InBev and Anheuser-Busch announced an agreement to combine the two companies, forming the world’s leading global brewer. A-B shareholders will receive $70 per share in cash, for an aggregate equity value of $52 billion. The combined company will be called Anheuser-Busch InBev. Both companies’ Boards unanimously approved the transaction.
The combination of Anheuser-Busch and InBev will create the global leader in the beer industry and one of the world’s top five consumer products companies. On a pro-forma basis for 2007, the combined company would have generated revenues of $36.4 billion and EBITDA of $10.7 billion.

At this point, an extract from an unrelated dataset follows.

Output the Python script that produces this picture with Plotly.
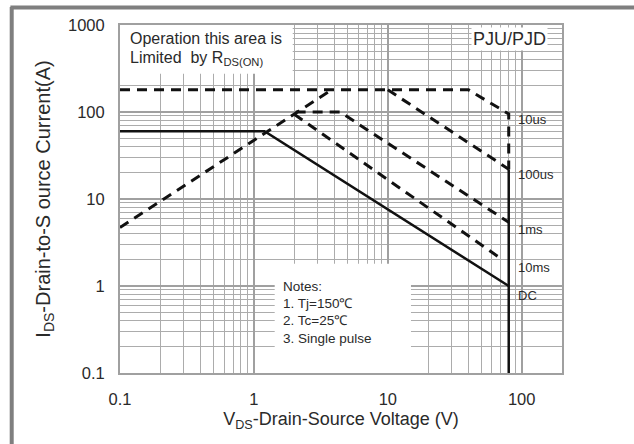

The company will make St. Louis, Missouri the headquarters for the North American region and the global home of the flagship Budweiser brand. Given the limited geographical overlap between the two businesses and the efficiency of Anheuser-Busch’s brewery footprint in the United States, all of Anheuser-Busch’s U.S. breweries will remain open.
InBev CEO Carlos Brito will be chief executive officer of the combined company. The Board of the combined company will be comprised of the existing directors of the InBev Board, A-B President and CEO August Busch IV and one other current or former director from the A-B Board. In addition, the combined company’s management team will draw from key members of both InBev’s and Anheuser-Busch’s current leadership. Anheuser-Busch will become a wholly owned subsidiary of InBev upon the completion of this transaction.

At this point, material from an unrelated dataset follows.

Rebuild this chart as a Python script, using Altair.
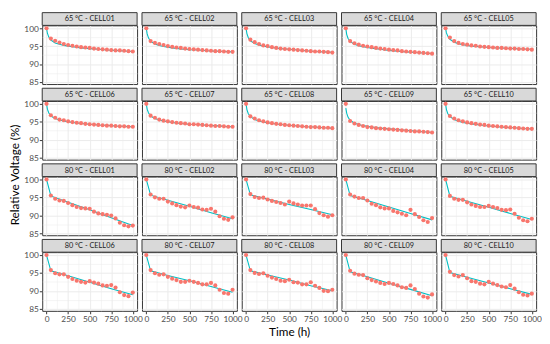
import altair as alt
import pandas as pd

FONT = "Lato"

TIMES = [0, 50, 100, 150, 200, 250, 300, 350, 400, 450, 500,
         550, 600, 650, 700, 750, 800, 850, 900, 950, 1000]
FIT_T_65 = [0, 10, 25, 50, 100, 150, 200, 300, 400, 500, 600, 700, 800, 900, 1000]
FIT_T_80 = [0, 50, 250, 500, 750, 1000]

CELLS = ["CELL01", "CELL02", "CELL03", "CELL04", "CELL05",
         "CELL06", "CELL07", "CELL08", "CELL09", "CELL10"]
TEMPS = ["65 °C", "80 °C"]

OBS_65 = [
    [100, 97.1, 96.5, 96.0, 95.6, 95.3, 95.1, 94.9, 94.7, 94.6, 94.5, 94.3, 94.2, 94.1, 94.0, 93.9, 93.8, 93.8, 93.7, 93.6, 93.5],
    [100, 96.4, 95.9, 95.6, 95.3, 95.0, 94.8, 94.6, 94.5, 94.3, 94.2, 94.1, 94.0, 93.9, 93.8, 93.7, 93.6, 93.6, 93.5, 93.4, 93.4],
    [100, 96.8, 96.1, 95.6, 95.2, 95.0, 94.7, 94.5, 94.3, 94.2, 94.1, 94.0, 93.9, 93.8, 93.7, 93.6, 93.5, 93.5, 93.4, 93.3, 93.2],
    [100, 96.4, 95.8, 95.4, 95.1, 94.9, 94.7, 94.5, 94.3, 94.2, 94.0, 93.9, 93.8, 93.6, 93.5, 93.4, 93.3, 93.2, 93.1, 93.0, 92.9],
    [100, 97.4, 96.4, 95.9, 95.6, 95.4, 95.2, 95.1, 94.9, 94.8, 94.7, 94.6, 94.5, 94.5, 94.4, 94.3, 94.3, 94.2, 94.2, 94.1, 94.0],
    [100, 96.8, 96.1, 95.6, 95.4, 95.1, 94.9, 94.7, 94.6, 94.4, 94.3, 94.2, 94.1, 94.0, 93.9, 93.9, 93.8, 93.7, 93.7, 93.6, 93.6],
    [100, 96.7, 96.1, 95.6, 95.3, 95.1, 94.9, 94.7, 94.6, 94.5, 94.3, 94.3, 94.2, 94.1, 94.0, 93.9, 93.8, 93.8, 93.7, 93.6, 93.6],
    [100, 96.5, 95.9, 95.4, 95.1, 94.8, 94.6, 94.4, 94.3, 94.1, 94.0, 93.9, 93.8, 93.7, 93.6, 93.5, 93.5, 93.4, 93.3, 93.3, 93.2],
    [100, 95.2, 94.5, 94.1, 93.8, 93.5, 93.4, 93.2, 93.1, 93.0, 92.9, 92.8, 92.7, 92.6, 92.5, 92.4, 92.3, 92.3, 92.2, 92.1, 92.0],
    [100, 96.6, 95.9, 95.4, 95.1, 94.8, 94.6, 94.4, 94.2, 94.1, 93.9, 93.8, 93.7, 93.6, 93.5, 93.4, 93.3, 93.2, 93.1, 93.0, 93.0],
]

FIT_65 = [
    [100, 98.6, 97.6, 96.7, 95.9, 95.5, 95.2, 94.8, 94.5, 94.3, 94.1, 93.9, 93.8, 93.65, 93.5],
    [100, 98.4, 97.3, 96.3, 95.6, 95.2, 94.9, 94.5, 94.2, 94.0, 93.9, 93.7, 93.6, 93.5, 93.4],
    [100, 98.5, 97.4, 96.5, 95.7, 95.3, 95.0, 94.6, 94.3, 94.1, 93.9, 93.7, 93.5, 93.4, 93.3],
    [100, 98.3, 97.2, 96.3, 95.5, 95.1, 94.8, 94.4, 94.1, 93.8, 93.6, 93.4, 93.2, 93.1, 92.9],
    [100, 98.7, 97.8, 96.9, 96.1, 95.7, 95.4, 95.0, 94.8, 94.6, 94.5, 94.4, 94.3, 94.2, 94.1],
    [100, 98.5, 97.5, 96.6, 95.9, 95.5, 95.2, 94.8, 94.5, 94.3, 94.1, 94.0, 93.8, 93.7, 93.6],
    [100, 98.5, 97.5, 96.6, 95.9, 95.5, 95.2, 94.8, 94.5, 94.3, 94.2, 94.0, 93.9, 93.7, 93.6],
    [100, 98.4, 97.3, 96.4, 95.6, 95.2, 94.9, 94.5, 94.2, 94.0, 93.8, 93.6, 93.5, 93.3, 93.2],
    [98.8, 97.4, 96.3, 95.4, 94.6, 94.2, 93.9, 93.5, 93.2, 93.0, 92.8, 92.6, 92.4, 92.2, 92.0],
    [100, 98.4, 97.3, 96.4, 95.6, 95.1, 94.8, 94.4, 94.1, 93.8, 93.6, 93.4, 93.3, 93.1, 93.0],
]

OBS_80 = [
    [100, 95.5, 94.6, 94.1, 94.0, 93.4, 92.8, 92.3, 92.0, 91.9, 91.8, 91.0, 90.5, 90.3, 90.1, 89.9, 89.1, 87.9, 87.2, 86.9, 87.1],
    [100, 95.8, 95.0, 94.6, 94.6, 93.8, 93.3, 92.8, 92.4, 92.2, 92.7, 92.3, 92.1, 91.6, 91.5, 91.8, 91.0, 89.7, 89.0, 88.7, 89.4],
    [100, 95.9, 95.1, 94.8, 94.9, 94.4, 94.0, 93.7, 93.4, 93.0, 93.8, 93.3, 93.0, 92.7, 92.7, 92.7, 91.7, 90.6, 90.0, 89.6, 90.0],
    [100, 95.8, 95.2, 94.8, 94.8, 94.1, 93.2, 92.8, 92.2, 91.9, 91.9, 91.2, 90.8, 90.4, 90.0, 91.5, 90.3, 89.5, 88.6, 88.1, 89.2],
    [100, 95.4, 94.6, 94.3, 94.3, 93.6, 93.0, 92.6, 92.3, 92.3, 92.6, 92.3, 92.0, 91.5, 91.4, 91.6, 90.4, 89.3, 88.6, 88.3, 89.0],
    [100, 95.8, 94.9, 94.6, 94.6, 93.9, 93.3, 92.8, 92.5, 92.3, 92.7, 92.3, 92.0, 91.5, 91.4, 91.6, 90.9, 89.6, 88.8, 88.5, 89.5],
    [100, 95.8, 94.9, 94.5, 94.6, 93.9, 93.4, 93.0, 92.5, 92.5, 92.8, 92.5, 92.2, 91.8, 91.8, 92.2, 91.5, 90.3, 89.4, 89.2, 90.3],
    [100, 95.8, 95.0, 94.7, 94.9, 94.2, 93.7, 93.3, 92.8, 92.7, 93.1, 92.4, 92.3, 91.8, 91.8, 92.4, 91.4, 90.8, 90.0, 89.9, 90.3],
    [100, 95.6, 94.8, 94.5, 94.4, 93.5, 93.0, 92.6, 92.2, 91.9, 92.2, 91.9, 91.5, 91.0, 90.8, 91.5, 90.5, 89.2, 88.4, 88.1, 89.0],
    [100, 95.3, 94.4, 94.0, 94.4, 93.5, 92.7, 92.5, 92.0, 91.8, 92.5, 92.0, 91.6, 91.2, 91.0, 91.6, 90.6, 89.6, 88.9, 88.7, 89.2],
]

FIT_80 = [
    [100, 95.4, 93.6, 91.5, 89.3, 87.1],
    [100, 95.6, 94.2, 92.5, 90.7, 89.0],
    [100, 95.7, 94.5, 93.0, 91.6, 90.1],
    [100, 95.5, 94.1, 92.3, 90.5, 88.7],
    [100, 95.3, 93.9, 92.2, 90.5, 88.8],
    [100, 95.6, 94.2, 92.4, 90.6, 88.9],
    [100, 95.6, 94.3, 92.8, 91.2, 89.6],
    [100, 95.6, 94.4, 93.0, 91.4, 90.0],
    [100, 95.3, 93.9, 92.1, 90.4, 88.6],
    [100, 95.1, 93.8, 92.2, 90.6, 89.0],
]

X_GRID = [0, 125, 250, 375, 500, 625, 750, 875, 1000]
Y_GRID = [85, 87.5, 90, 92.5, 95, 97.5, 100]
X_DOMAIN = [-50, 1050]
Y_DOMAIN = [84.4, 100.8]

rows = []
labels = []
for temp, obs_all, fit_all, fit_t in [(TEMPS[0], OBS_65, FIT_65, FIT_T_65),
                                       (TEMPS[1], OBS_80, FIT_80, FIT_T_80)]:
    for cell, obs, fit in zip(CELLS, obs_all, fit_all):
        label = f"{temp} - {cell}"
        labels.append(label)
        for t, v in zip(TIMES, obs):
            rows.append({"panel": label, "kind": "obs", "t": t, "v": v})
        for t, v in zip(fit_t, fit):
            rows.append({"panel": label, "kind": "fit", "t": t, "v": v})
df = pd.DataFrame(rows)

W, H, SH = 97, 60, 13

x_minor = "datum.value % 250 != 0"
y_minor = "datum.value % 5 != 0"


def make_cell(i):
    label = labels[i]
    r, c = divmod(i, 5)
    bottom = r == 3
    left = c == 0
    xaxis = alt.Axis(
        values=X_GRID,
        labelExpr="datum.value % 250 == 0 ? format(datum.value, 'd') : ''",
        labels=bottom, ticks=bottom, domain=False, grid=True,
        gridWidth={"condition": {"test": x_minor, "value": 0.5}, "value": 1},
        tickOpacity={"condition": {"test": x_minor, "value": 0}, "value": 1},
        labelFlush=False, labelPadding=1, labelOverlap=False, labelBound=False,
        title="Time (h)" if (bottom and c == 2) else None, titlePadding=4,
    )
    yaxis = alt.Axis(
        values=Y_GRID,
        labelExpr="datum.value % 5 == 0 ? format(datum.value, 'd') : ''",
        labels=left, ticks=left, domain=False, grid=True,
        gridWidth={"condition": {"test": y_minor, "value": 0.5}, "value": 1},
        tickOpacity={"condition": {"test": y_minor, "value": 0}, "value": 1},
        labelFlush=False, labelPadding=1, labelOverlap=False, labelBound=False,
        title=None,
    )
    x = alt.X("t:Q", scale=alt.Scale(domain=X_DOMAIN, nice=False, zero=False), axis=xaxis)
    y = alt.Y("v:Q", scale=alt.Scale(domain=Y_DOMAIN, nice=False, zero=False), axis=yaxis)
    base = alt.Chart(df).transform_filter(alt.datum.panel == label)
    line = base.transform_filter(alt.datum.kind == "fit").mark_line(
        color="#00BFC4", strokeWidth=1.1).encode(x=x, y=y, order="t:Q")
    pts = base.transform_filter(alt.datum.kind == "obs").mark_circle(
        color="#F8766D", size=18, opacity=1).encode(x=x, y=y)
    one = base.transform_aggregate(n="count()", groupby=["panel"])
    strip_bg = one.mark_rect(fill="#D9D9D9", stroke="#333333", strokeWidth=1).encode(
        x=alt.value(0), x2=alt.value(W), y=alt.value(-SH), y2=alt.value(0))
    strip_txt = one.mark_text(fontSize=7.5, color="#1A1A1A", font=FONT).encode(
        text="panel:N", x=alt.value(W / 2), y=alt.value(-SH / 2 + 0.5))
    return alt.layer(line, pts, strip_bg, strip_txt).properties(width=W, height=H)


cells = [make_cell(i) for i in range(20)]

chart = alt.concat(*cells, columns=5, spacing={"row": 4.3 + SH, "column": 5},
                   bounds="flush").properties(
    title=alt.TitleParams("Relative Voltage (%)", orient="left", anchor="middle",
                          fontSize=12, fontWeight="normal", font=FONT,
                          color="black", offset=1),
    padding={"left": 1, "top": 0, "right": 0, "bottom": 0},
).configure_view(stroke="#333333", strokeWidth=1).configure_axis(
    labelFont=FONT, labelFontSize=8.5, labelColor="#4D4D4D",
    tickColor="#333333", tickSize=3, gridColor="#EBEBEB",
    titleFont=FONT, titleFontSize=12, titleFontWeight="normal", titleColor="black",
)

chart.save("out.html", embed_options={"renderer": "svg", "actions": False})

Budweiser, together with Stella Artois and Beck’s, will become the combined company’s leading global brands. The combination will yield cost synergies of at least $1.5 billion annually by 2011 phased in equally over three years. Synergies will largely be driven by sharing best practices, economies of scale and rationalization of overlapping corporate functions. InBev has a strong track record of delivering synergies in past transactions and is confident in its ability to achieve these synergies.
RBR/TVBR observation: Perhaps the synergies will include InBev taking over the media buying for the combined entity. This may happen soon enough to reverse the recent A-B decision to cut radio out of the second half of 2008. It may be a good time for radio sales teams to introduce themselves to the InBev marketing staff and media agencies.